Don't you hate it when you come home from a leisurely walk to find your home has vanished without a trace? No, that hasn't happened to you? You're obviously not from a royal family with a tendency to anger evil wizards, then. That's exactly the scenario that King Graham of Daventry encounters in King's Quest V: Absence Makes the Heart Go Yonder, one of the most notable and memorable (if not for entirely the right reasons) Sierra games ever made.
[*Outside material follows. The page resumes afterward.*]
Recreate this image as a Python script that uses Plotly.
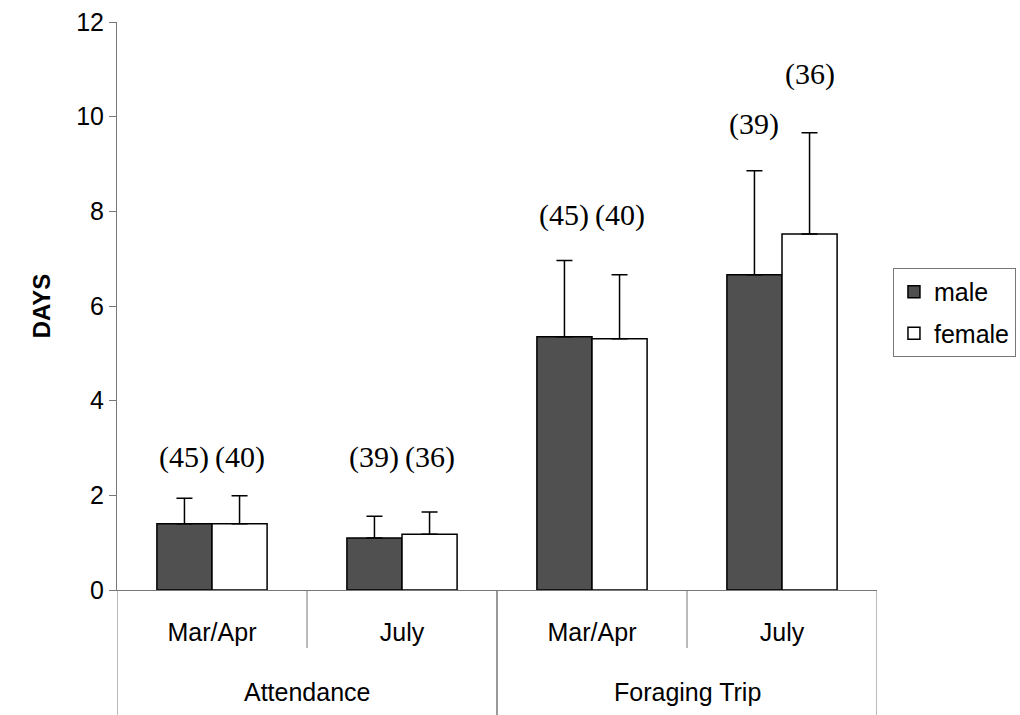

The premise is straightforward. Mordack, a dark wizard with an unknown grudge against the royals of Daventry, whisks the castle and all its inhabitants away. King Graham, returning as a playable character for the first time since King's Quest II, returns to find his home and family missing. Fortunately, a talkative owl named Cedric just happened to witness the event, and escorts Graham to the far off land of Serenia to discuss the matter with Crispin, Cedric's employer and a very good (if scatterbrained) wizard. Armed with only his wits and a faulty magic wand, Graham sets off to confront Mordack and rescue his family, with Cedric by his side. Along the way, he'll discover the reason for Mordack's actions and encounter numerous friends and foes.
Like other entries in Sierra's flagship King's Quest series, number 5 was revolutionary at the time of its release. It was Sierra's first 256 color VGA game, though a downgraded 16 color EGA version was also released for those with older computers(there was even a NES port). It was also the first Sierra game to receive alternate language releases and a CD-ROM edition with digitized speech. Of course, being the first in so many areas, it did not succeed on every front. The voice acting, performed by members of the Sierra staff, sounds like it was recorded in an abandoned gymnasium on a Yak Bak and unfortunately cannot be switched off, as Sierra inexplicably removed the dialogue text from the CD resources. For this reason, I recommend the floppy disk release. This allows players to focus on the beauty of the artwork and MIDI musical score without sloppy, hissy speech marring the experience.
Gameplay is a compelling, if mixed, bag. The plot is intriguing and the high stakes of Graham's mission add an excitement and tension not present in all earlier entries. Serenia and its surrounding locations are incredibly well designed and diverse in style - there isn't a single location that isn't enjoyable to play and explore. Unfortunately, despite these perks, King's Quest V does commit many of the cardinal sins of point-and-click adventure gaming. Certain items necessary at the end of the game must be located early on and are very easy to miss. Dead-ends are plentiful and Graham can die quite unexpectedly - be careful when walking alongside cliffs and rivers, it's easy to take a swan dive! Many tasks also do not have obvious solutions and require some trial and error. It is rewarding when you've managed to figure things out, however, and newcomers can easily be forgiven for looking up a hint or two to help them on their way. The atmosphere makes up for much of the gameplay shortcomings, as the hand-painted backdrops are beautiful and set a high bar for the subsequent games of this type to follow. The musical score is equally enchanting, especially when played back on an MT-32.
The characters Graham encounters during his journey are colorful and memorable - though one in particular has gone down in infamy. Cedric the Owl has the ignominious distinction of being one of the most reviled characters in gaming history. Though the worthiness of this reaction may be arguable, it is not entirely without reason. He does nothing whatsoever to aid Graham on his quest, and instead spends his time stating the obvious, cowering in fright and getting himself into scrapes Graham must rescue him from. His negative reputation was undoubtedly exacerbated by his CD voice actor adopting a shrill falsetto that did not record well on Sierra's limited sound equipment. On diskette, with only text boxes to convey his dialogue, Cedric fares much better. True, he doesn't offer much in the way of help, but he doesn't grate on the nerves as much when mute. If Cedric was intended to serve as comedy relief, Sierra fell short, and they may have done well to write him lines that were actually funny. Fortunately, there are plenty of other rewarding characters and moments to counteract this, and Cedric ultimately doesn't drag the game down as much as some may claim.
Ultimately, King's Quest V is a worthy entry in the series. Not only did it advance the technology of adventure games, it's story did a great job at both building upon the world previously established and paving the way for the future, as the ending perfectly sets up the plot for King's Quest VI. It's incredibly frustrating in spots and not altogether straightforward, but the beauty of the world presented and the fun of exploration makes up for a lot. So throw on your adventurer's cap and give it a whirl, and keep a custard pie handy for close encounters.